The Challenge of Networking in Virtualized Environments

Much has been written about this topic and as a networking-head fully involved with virtualization I find it so interesting that I spend quite some time reading and thinking about it. Finding the free time to write about it is another story.

There is no doubt that it is a challenge. Networking a large number of servers isn't that easy a task already, but with Virtualization you have to add the challenge of a much denser number of endpoints (the VMs) on the network, and also the mobility aspect of virtual machines to complicate matters. But scale and mobility are just two of the dimensions to this problem, with security, performance and manageability probably being the other top ones.

In general, I believe there are two approaches to solving the challenge of networking in virtualized environments: software based solutions, integrated into the hypervisor, and hardware based solutions seeking to off-load switching from the hypervisor. I think both have a place.

Martin Casado, the network heretic, has written much about why he thinks soft-switching "kicks mucho ass" and will be the winning solution. He dislikes solutions which leverage NIC virtualization (SR-IOV, 802.1BR) or those which force traffic to be pushed off of the server to have it hair-pinned if needed (802.1BR, 802.1bg). Many other bloggers have bashed tagging based solutions (i.e. 802.1BR) saying they aren't needed and they are just another attempt from hardware vendors to sell more and new hardware. It is undeniable that vendors develop technology hoping to get a profit from it, and it's quite a legitimate thing to do as well in my opinion, but I am dead sure that no vendor develops a technology to force a customer upgrade. Plain simple: if the technology isn't solving a problem, it wont sell. People isn't stupid. 

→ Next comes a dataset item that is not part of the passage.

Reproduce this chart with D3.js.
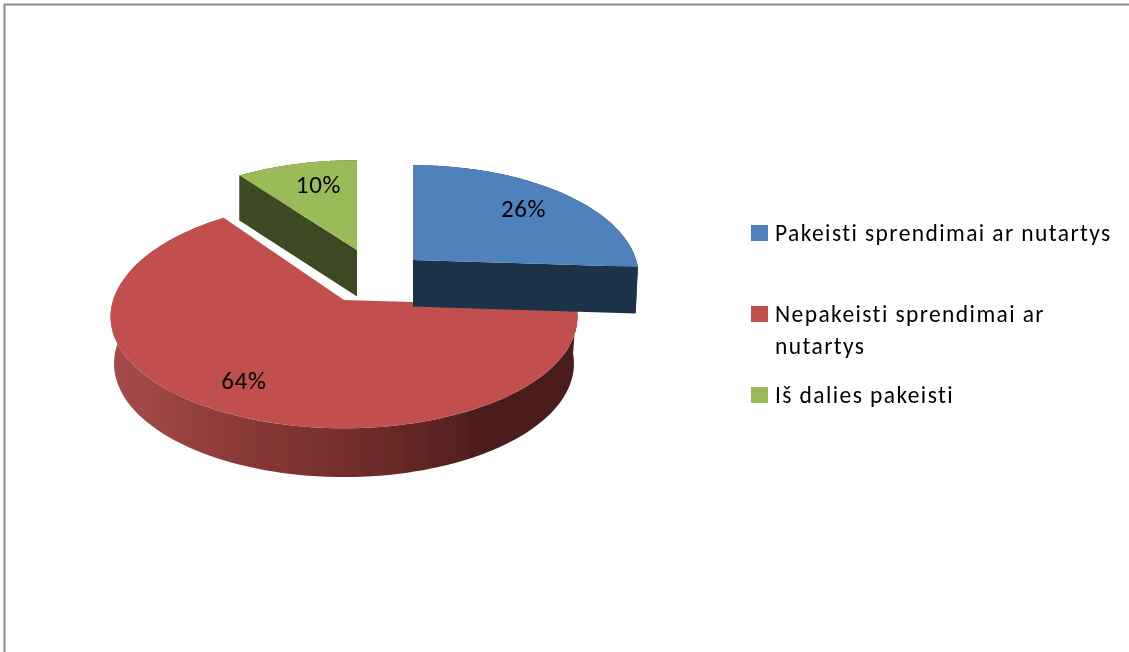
<!DOCTYPE html>
<html><head><meta charset="utf-8">
<script src="https://cdn.jsdelivr.net/npm/d3@7"></script>
<style>html,body{margin:0;padding:0;background:#fff;overflow:hidden}svg{display:block}text{font-family:Carlito,Lato,"Open Sans",sans-serif;fill:#000}</style>
</head><body><svg id="c" width="1129" height="652"></svg>
<script>
const categories = ["Pakeisti sprendimai ar nutartys","Nepakeisti sprendimai ar nutartys","Iš dalies pakeisti"];
const values = [26,64,10];
const valueLabels = ["26%","64%","10%"];
const topColors = ["#4f81bd","#c0504d","#9bbb59"];
const wallColors = ["#1c3149","#4c1d1b","#3e4a20"];
const legendLines = [["Pakeisti sprendimai ar nutartys"],["Nepakeisti sprendimai ar","nutartys"],["Iš dalies pakeisti"]];

const W=1129,H=652;
const svg=d3.select("#c");
const defs=svg.append("defs");
defs.append("filter").attr("id","soft").attr("x","-5%").attr("y","-5%").attr("width","110%").attr("height","110%")
  .append("feGaussianBlur").attr("stdDeviation",.45);
svg.append("path").attr("d",`M4.5,${H}V4.5H${W}`).attr("fill","none").attr("stroke","#8c8c8c").attr("stroke-width",2);
const root=svg.append("g").attr("filter","url(#soft)");

// layout of the exploded slices (style)
const apex=[
  {x:413,y:260,kx:.962,k:1,back:1,t:.7,lx:0,ly:-2,taper:.99},
  {x:344,y:300,kx:.995,k:1,back:1.05,t:.78,lx:-3,ly:-2,taper:.985},
  {x:357,y:250,kx:1,k:.96,back:.98,t:.7,lx:7,ly:1,taper:1}];
const R=232,Ry=109,persp=.15,depth=46.5;
const project=(a,r,cen)=>{
  const X=Math.sin(a)*r*cen.k*cen.kx;
  let Yf=-Math.cos(a)*r*cen.k;
  if(Yf<0) Yf*=cen.back;
  const s=1/(1-persp*Yf);
  return {x:cen.x+R*X*s,y:cen.y+Ry*Yf*s,s};
};
const down=(p,cen)=>({x:cen.x+(p.x-cen.x)*cen.taper,y:p.y+depth*Math.pow(p.s,.3)});
const line=d3.line().x(d=>d.x).y(d=>d.y);

const arcs=d3.pie().sort(null).startAngle(0).endAngle(2*Math.PI)(values);
const grad=defs.append("linearGradient").attr("id","redWall").attr("gradientUnits","userSpaceOnUse")
  .attr("x1",apex[1].x-R).attr("x2",apex[1].x+R).attr("y1",0).attr("y2",0);
[[0,"#a64c4a"],[.35,"#843533"],[.6,"#6a2a28"],[.8,"#4c1d1b"],[1,"#4c1d1b"]].forEach(s=>grad.append("stop").attr("offset",s[0]).attr("stop-color",s[1]));

const slices=arcs.map((d,i)=>{
  const angles=d3.range(0,121).map(j=>d.startAngle+(d.endAngle-d.startAngle)*j/120);
  const rim=angles.map(a=>project(a,1,apex[i]));
  return {d,i,rim,cen:apex[i]};
});
[2,1,0].forEach(i=>{
  const s=slices[i];
  const g=root.append("g");
  const cen=s.cen;
  const wall=s.rim.concat(s.rim.slice().reverse().map(p=>down(p,cen)));
  g.append("path").attr("d",line(wall)+"Z").attr("fill",i===1?"url(#redWall)":wallColors[i]);
  if(i!==1){ // red cut faces look away from the viewer
    [s.rim[0],s.rim[s.rim.length-1]].forEach(p=>{
      const c={x:cen.x,y:cen.y,s:1};
      g.append("path").attr("d",line([c,p,down(p,cen),down(c,cen)])+"Z").attr("fill",wallColors[i]);
    });
  }
  g.append("path").attr("d",line([cen].concat(s.rim))+"Z").attr("fill",topColors[i]);
});
slices.forEach(s=>{
  const mid=(s.d.startAngle+s.d.endAngle)/2;
  const p=project(mid,s.cen.t,{...s.cen,kx:1,k:1,back:1});
  root.append("text").attr("x",p.x+s.cen.lx).attr("y",p.y+8+s.cen.ly).attr("text-anchor","middle")
    .attr("font-size",25).attr("letter-spacing",.6).text(valueLabels[s.i]);
});

// legend
const legendY=[233,314,395];
const lg=root.append("g");
categories.forEach((c,i)=>{
  lg.append("rect").attr("x",751).attr("y",legendY[i]-8).attr("width",17).attr("height",16).attr("fill",topColors[i]);
  legendLines[i].forEach((t,j)=>{
    lg.append("text").attr("x",775).attr("y",legendY[i]+8+j*32).attr("font-size",23.5).attr("letter-spacing",1.4).text(t);
  });
});
</script></body></html>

The problem we are solving (networking in highly virtualized environments) accepts multiple solutions, and it is quite different for different people. I think we can distinct two big type of organizations: IaaS service providers and Virtualized deployments in Enterprise space (i.e. Private Clouds). In the first type of customers, soft-switching may have an edge, while on the second hardware switching can be more interesting.

Casado dislikes hardware switching and I think has a good case on this for cloud service providers as I just mentioned. The best way to understand why he dislikes those hardware based options and thinks soft-switching will prevail are well explained in his blogs (which I recommend reading entirely, there's four parts), but in a nutshell he believes that software will always be feature-richer and with the performance and low price per core today the economics of soft-switching are ideal.

I disagree with him to some extent. Certainly to the extent of scoping the analysis to the entire industry. I think his analysis considers only a part of the industry, and that both options (soft and hard switching) will have its place and space to bring solutions to virtualized server networking. Let's see if I can explain why I think this way in the subsequent posts. Then I will explain the benefit of hardware based solutions and how they work. 

I must stress again that my writing on this blog is done in my free time and reflects only my own personal interests and opinions.